American baseball player (born 1983)

Brandon Lamon Jones (born December 10, 1983) is an American former professional baseball outfielder. He played in Major League Baseball for the Atlanta Braves from 2007 to 2009. Listed at 6-foot-2 and 195 pounds, Jones bats left-handed and throws right-handed.

==Career==

===Atlanta Braves===
Jones was drafted by the Atlanta Braves in the 24th round of the 2003 Major League Baseball draft out of Wewahitchka High School in Wewahitchka, Florida. Entering 2007, he was rated by Baseball America as the number four prospect in the Braves organization. Days after leading the Triple-A Richmond Braves to the 2007 Governors' Cup championship in the International League, Jones made his big league debut on September 16, 2007, going hitless in four at bats. On September 17, Jones collected his first major league RBI. He got his first career base hit on September 28, a double, against the Houston Astros. He returned to Richmond to play in the Triple-A Championship Game, getting one hit in a losing effort. On June 11, 2008, he was recalled by the Braves from Richmond. Jones hit his first major league home run off Los Angeles Angels of Anaheim starter Ervin Santana on June 14. The Braves designated Jones for assignment on January 12, 2010, to open up a roster spot for Eric Hinske.

===Pittsburgh Pirates===
On January 19, he was claimed by the Pittsburgh Pirates.

===Detroit Tigers===
On August 2, 2010, Jones was traded by the Pirates to the Detroit Tigers for a player to be named later. He was assigned to the Double-A Erie SeaWolves.

===Milwaukee Brewers===
On January 4, 2011, Jones signed a minor league contract with the Milwaukee Brewers. He played 68 games for the Double-A Huntsville Stars before being released.

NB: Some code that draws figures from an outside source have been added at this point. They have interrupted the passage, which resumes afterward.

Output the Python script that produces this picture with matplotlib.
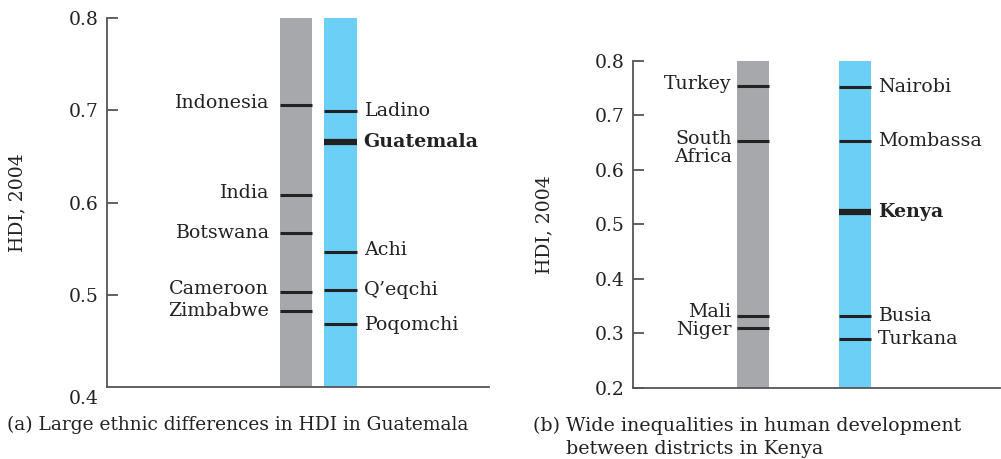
import matplotlib
matplotlib.use("Agg")
import matplotlib.pyplot as plt
import matplotlib.transforms as mtransforms

plt.rcParams['font.family'] = ['DejaVu Serif']
plt.rcParams['font.size'] = 13.7

GRAY = '#a7a8ac'
BLUE = '#6bcff6'
AXC = '#555555'
INK = '#222222'

# panel (a): Guatemala
a_left_names = ['Indonesia', 'India', 'Botswana', 'Cameroon', 'Zimbabwe']
a_left_vals = [0.705, 0.608, 0.567, 0.503, 0.483]
a_right_names = ['Ladino', 'Guatemala', 'Achi', "Q\u2019eqchi", 'Poqomchi']
a_right_vals = [0.699, 0.665, 0.546, 0.505, 0.469]
a_bold = 'Guatemala'
a_ticks = [0.4, 0.5, 0.6, 0.7, 0.8]

# panel (b): Kenya
b_left_names = ['Turkey', 'South\nAfrica', 'Mali', 'Niger']
b_left_vals = [0.754, 0.653, 0.332, 0.310]
b_right_names = ['Nairobi', 'Mombassa', 'Kenya', 'Busia', 'Turkana']
b_right_vals = [0.751, 0.653, 0.522, 0.331, 0.290]
b_bold = 'Kenya'
b_ticks = [0.2, 0.3, 0.4, 0.5, 0.6, 0.7, 0.8]

# small vertical nudges (pixels) where labels sit close together
nudge = {'Cameroon': 3, 'Indonesia': 2, 'India': 2, 'Mali': 4, 'Niger': -2,
         'Turkey': 2, 'Achi': 2, 'Poqomchi': -1}


def panel(ax, ylo, yhi, ticks, lnames, lvals, rnames, rvals, bold, w, xlim, lpad):
    xs = [0, 1]
    ax.bar(xs, yhi - ylo, bottom=ylo, width=w, color=[GRAY, BLUE], zorder=1)
    for x, names, vals, side in [(0, lnames, lvals, 'l'), (1, rnames, rvals, 'r')]:
        for n, v in zip(names, vals):
            lw = 4.5 if n == bold else 2.2
            ax.hlines(v, x - w / 2, x + w / 2, color=INK, lw=lw, zorder=2)
            dy = nudge.get(n, 0)
            if side == 'l':
                va = 'center'
                if '\n' in n:
                    va = 'top'
                    dy = 11
                ax.annotate(n, (x - w / 2, v), xytext=(-lpad, dy), textcoords='offset pixels',
                            ha='right', va=va, color=INK, linespacing=1.0)
            else:
                ax.annotate(n, (x + w / 2, v), xytext=(7, dy), textcoords='offset pixels',
                            ha='left', va='center', color=INK,
                            fontweight='bold' if n == bold else 'normal')
    ax.set_xlim(*xlim)
    ax.set_ylim(ylo, yhi)
    ax.set_yticks(ticks)
    ax.set_yticklabels(['%.1f' % t for t in ticks])
    ax.set_xticks([])
    for s in ['top', 'right']:
        ax.spines[s].set_visible(False)
    for s in ['left', 'bottom']:
        ax.spines[s].set_color(AXC)
        ax.spines[s].set_linewidth(1.3)
    ax.tick_params(axis='y', direction='in', length=8, width=1.3, color=AXC,
                   pad=6, labelcolor=INK, labelsize=13.5)
    ax.set_ylabel('HDI, 2004', color=INK, fontsize=13.5)


fig = plt.figure(figsize=(10.01, 4.59), dpi=100)
ax1 = fig.add_axes([0.1069, 0.1562, 0.3816, 0.8052])
ax2 = fig.add_axes([0.6324, 0.1553, 0.3670, 0.7124])

panel(ax1, 0.4, 0.8, a_ticks, a_left_names, a_left_vals, a_right_names, a_right_vals,
      a_bold, 0.73, (-4.25, 4.34), 11)
panel(ax2, 0.2, 0.8, b_ticks, b_left_names, b_left_vals, b_right_names, b_right_vals,
      b_bold, 0.317, (-1.17, 2.42), 5)

ax1.yaxis.set_label_coords(-0.212, 0.5)
ax2.yaxis.set_label_coords(-0.217, 0.5)

# the 0.4 label sits under the axis line in panel (a), with no tick
t0 = ax1.yaxis.get_major_ticks()[0]
t0.tick1line.set_visible(False)
t0.label1.set_transform(t0.label1.get_transform() +
                        mtransforms.ScaledTranslation(0, -10 / 100, fig.dpi_scale_trans))

fig.text(7 / 1001, 1 - 425 / 459, '(a) Large ethnic differences in HDI in Guatemala',
         ha='left', va='center', color=INK, fontsize=13.4)
fig.text(533 / 1001, 1 - 426 / 459, '(b) Wide inequalities in human development',
         ha='left', va='center', color=INK, fontsize=13.7)
fig.text(566 / 1001, 1 - 449 / 459, 'between districts in Kenya',
         ha='left', va='center', color=INK, fontsize=13.7)

fig.savefig('out.png', dpi=100)
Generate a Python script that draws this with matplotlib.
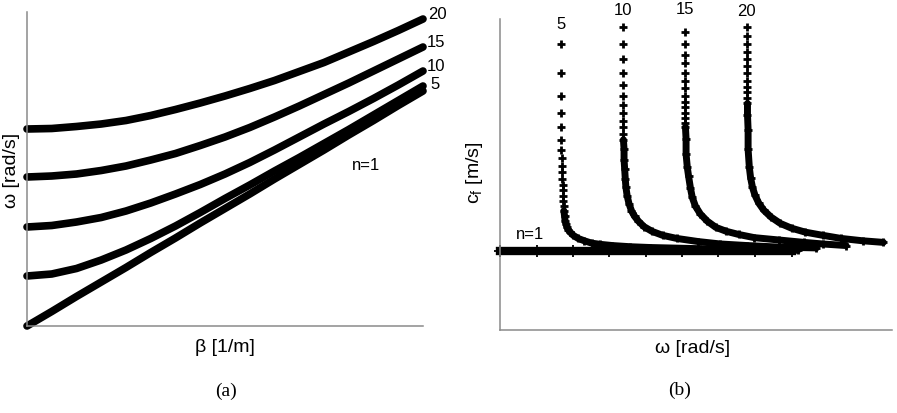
import numpy as np
import matplotlib
matplotlib.use('Agg')
from matplotlib import pyplot as plt

plt.rcParams['font.family'] = ['Liberation Sans', 'DejaVu Sans']
plt.rcParams['mathtext.default'] = 'regular'

# (a) omega vs beta
beta = [0, 2.5, 5, 7.5, 10, 12.5, 15, 17.5, 20, 22.5, 25, 27.5, 30, 32.5, 35, 37.5, 40]
w_a_n1 = [0.00, 0.29, 0.59, 0.88, 1.17, 1.47, 1.76, 2.06, 2.35, 2.64, 2.94, 3.23, 3.52,
          3.82, 4.11, 4.41, 4.70]
w_a_n5 = [1.00, 1.04, 1.15, 1.32, 1.52, 1.75, 2.00, 2.27, 2.55, 2.82, 3.10, 3.37, 3.65,
          3.93, 4.22, 4.51, 4.80]
w_a_n10 = [1.98, 2.01, 2.08, 2.17, 2.30, 2.46, 2.64, 2.83, 3.04, 3.27, 3.52, 3.78, 4.04,
           4.29, 4.55, 4.82, 5.10]
w_a_n15 = [2.98, 3.00, 3.04, 3.11, 3.20, 3.32, 3.45, 3.61, 3.78, 3.97, 4.18, 4.40, 4.63,
           4.86, 5.10, 5.34, 5.58]
w_a_n20 = [3.94, 3.95, 3.99, 4.04, 4.11, 4.21, 4.33, 4.46, 4.60, 4.75, 4.91, 5.09, 5.27,
           5.48, 5.69, 5.91, 6.14]
mode_labels = ['5', '10', '15', '20']

# (b) phase velocity vs omega
w_b_n1 = [0.00, 0.59, 1.17, 1.76, 2.35, 2.94, 3.52, 4.11, 4.70]
c_b_n1 = [1.00, 1.00, 1.00, 1.00, 1.00, 1.00, 1.00, 1.00, 1.00]

w_b_n5 = [0.99, 0.99, 0.99, 0.99, 0.99, 0.99, 0.99, 1.00, 1.00, 1.00, 1.00, 1.01, 1.01,
          1.02, 1.02, 1.03, 1.03, 1.04, 1.05, 1.065, 1.08, 1.10, 1.13, 1.18, 1.26, 1.36,
          1.48, 1.62, 1.81, 2.10, 2.42, 3.23, 4.00, 4.80]
c_b_n5 = [3.62, 3.25, 2.97, 2.75, 2.57, 2.41, 2.28, 2.18, 2.08, 2.00, 1.91, 1.84, 1.77,
          1.70, 1.64, 1.57, 1.51, 1.45, 1.38, 1.34, 1.30, 1.27, 1.24, 1.20, 1.16, 1.13,
          1.10, 1.085, 1.07, 1.055, 1.045, 1.03, 1.02, 1.01]

w_b_n10 = [1.98, 1.98, 1.98, 1.98, 1.98, 1.98, 1.98, 1.99, 1.99, 1.99, 1.99, 1.99, 2.00,
           2.00, 2.01, 2.02, 2.03, 2.05, 2.08, 2.12, 2.17, 2.23, 2.32, 2.45, 2.62, 2.85,
           3.20, 3.55, 3.98, 4.50, 5.10]
c_b_n10 = [3.84, 3.62, 3.43, 3.25, 3.11, 2.97, 2.85, 2.75, 2.65, 2.57, 2.48, 2.41, 2.29,
           2.16, 2.04, 1.91, 1.81, 1.70, 1.60, 1.51, 1.44, 1.38, 1.31, 1.25, 1.20, 1.16,
           1.12, 1.09, 1.07, 1.05, 1.04]

w_b_n15 = [2.98, 2.98, 2.98, 2.98, 2.98, 2.98, 2.98, 2.98, 2.99, 2.99, 2.99, 2.99, 2.99,
           2.99, 3.00, 3.00, 3.02, 3.04, 3.07, 3.10, 3.15, 3.23, 3.34, 3.48, 3.65, 3.85,
           4.10, 4.50, 4.90, 5.20, 5.58]
c_b_n15 = [3.77, 3.62, 3.49, 3.38, 3.25, 3.15, 3.06, 2.97, 2.89, 2.82, 2.75, 2.68, 2.62,
           2.57, 2.42, 2.23, 2.06, 1.95, 1.80, 1.68, 1.57, 1.47, 1.38, 1.30, 1.25, 1.21,
           1.17, 1.14, 1.11, 1.09, 1.07]

w_b_n20 = [3.98, 3.98, 3.98, 3.98, 3.98, 3.98, 3.98, 3.98, 3.99, 3.99, 3.99, 3.99, 3.99,
           4.00, 4.00, 4.02, 4.04, 4.07, 4.11, 4.17, 4.25, 4.37, 4.52, 4.70, 4.92, 5.20,
           5.50, 5.85, 6.18]
c_b_n20 = [3.84, 3.73, 3.62, 3.52, 3.43, 3.34, 3.25, 3.16, 3.08, 3.01, 2.94, 2.87, 2.73,
           2.54, 2.29, 2.06, 1.93, 1.81, 1.71, 1.61, 1.52, 1.43, 1.35, 1.29, 1.24, 1.20,
           1.16, 1.13, 1.11]

GREY = '#8a8a8a'


def style_axes(ax, xlim, ylim):
    ax.set_xlim(*xlim)
    ax.set_ylim(*ylim)
    for side in ('top', 'right'):
        ax.spines[side].set_visible(False)
    for side in ('left', 'bottom'):
        ax.spines[side].set_color(GREY)
        ax.spines[side].set_linewidth(1.1)
    ax.set_xticks([])
    ax.set_yticks([])
    ax.patch.set_alpha(0)


fig = plt.figure(figsize=(8.97, 4.14), dpi=100)
axa = fig.add_axes([27 / 897, 87 / 414, 396 / 897, 314 / 414])
axb = fig.add_axes([500 / 897, 83 / 414, 392 / 897, 311 / 414])

# ---- panel (a)
style_axes(axa, (0, 40), (0, 6.28))
curves_a = [w_a_n1, w_a_n5, w_a_n10, w_a_n15, w_a_n20]
for w in curves_a:
    axa.plot(beta, w, color='black', lw=5.5, solid_capstyle='round',
             solid_joinstyle='round', clip_on=False)

label_offsets_a = [(5, 2), (3, 4), (3, 4), (4, 4)]
for lab, w, off in zip(mode_labels, curves_a[1:], label_offsets_a):
    axa.annotate(lab, xy=(beta[-1], w[-1]), xytext=off, textcoords='offset points',
                 ha='left', va='center', fontsize=12, annotation_clip=False)
axa.text(0.856, 0.513, 'n=1', transform=axa.transAxes, ha='center', va='center', fontsize=12)
axa.text(0.50, -0.064, 'β [1/m]', transform=axa.transAxes, ha='center', va='center', fontsize=14)
axa.text(-0.038, 0.5, 'ω [rad/s]', transform=axa.transAxes, ha='center', va='center',
         rotation=90, fontsize=14)

# ---- panel (b)
style_axes(axb, (0, 6.32), (0, 3.94))
axb.plot(w_b_n1, c_b_n1, color='black', lw=6, marker='+', ms=9, mew=1.3, clip_on=False)

modes_b = [(w_b_n5, c_b_n5, 16, 9.5), (w_b_n10, c_b_n10, 11, 7),
           (w_b_n15, c_b_n15, 13, 11.5), (w_b_n20, c_b_n20, 11, 6.5)]
for lab, (w, c, dense_from, dy) in zip(mode_labels, modes_b):
    axb.plot(w, c, ls='none', marker='+', ms=6, mew=2.0, color='black', clip_on=False)
    axb.plot(w[dense_from:], c[dense_from:], color='black', lw=5, solid_capstyle='round',
             solid_joinstyle='round', clip_on=False)
    axb.annotate(lab, xy=(w[0], c[0]), xytext=(0, dy), textcoords='offset points',
                 ha='center', va='bottom', fontsize=12, annotation_clip=False)

axb.text(0.077, 0.309, 'n=1', transform=axb.transAxes, ha='center', va='center', fontsize=12)
axb.text(0.49, -0.055, 'ω [rad/s]', transform=axb.transAxes, ha='center', va='center', fontsize=14)
axb.text(-0.064, 0.51, 'c$_f$ [m/s]', transform=axb.transAxes, ha='center', va='center',
         rotation=90, fontsize=14)

fig.text(0.252, 0.0556, '(a)', ha='center', va='center', fontsize=14, family='Liberation Serif')
fig.text(0.758, 0.058, '(b)', ha='center', va='center', fontsize=14, family='Liberation Serif')

fig.savefig('out.png', dpi=100)
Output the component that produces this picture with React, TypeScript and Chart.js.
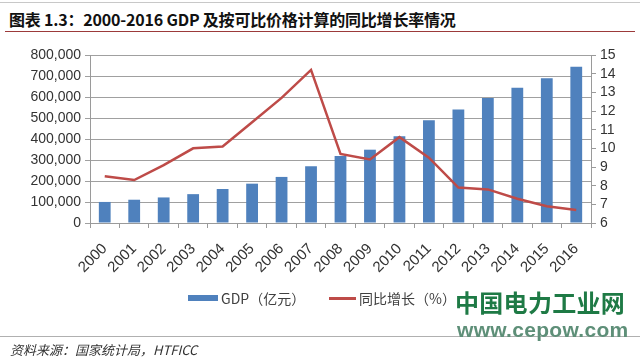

===Lancaster Barnstormers===
Jones finished the 2011 season with the Lancaster Barnstormers. In 57 games he hit .268/.350/.361 with 4 home runs, 22 RBIs and 2 stolen bases.

===Kansas City T-Bones===
He started the 2012 season with the Kansas City T-Bones of the American Association. In 97 games he hit .326/.393/.524 with 14 home runs, 73 RBIs and 2 stolen bases.

Jones played for Kansas City in the 2013 season as well. In 42 games he struggled immensely hitting .197/.289/.309 with 2 home runs and 14 RBIs.

===New Jersey Jackals===
On July 4, 2013, Jones was traded to the New Jersey Jackals of the Can-AM League. In 46 games he hit .263/.335/.343 with 2 home runs, 27 RBIs and 1 stolen base.

===Sioux Falls Canaries===
Jones signed with the Sioux Falls Canaries of the American Association for the 2014 season. In 94 games he hit .270/.326/.368 with 6 home runs and 47 RBIs.

===York Revolution===
On April 3, 2015, Jones signed with the York Revolution of the Atlantic League of Professional Baseball. He was released on May 20. In 23 games he struggled hitting .218/.322/.333 with 3 home runs, 10 RBIs and 3 stolen bases.

===Lancaster Barnstormers (second stint)===
On May 20, 2015, Jones signed with the Lancaster Barnstormers of the Atlantic League of Professional Baseball. In 40 games he hit .257/.311/.329 with 2 home runs, 13 RBIs and 2 stolen bases.

===Bridgeport Bluefish===
On July 11, 2015, Jones was traded to the Bridgeport Bluefish. He retired on August 6, 2015. In 22 games he hit .243/.341/.284 with 0 home runs, 5 RBIs and 1 stolen base.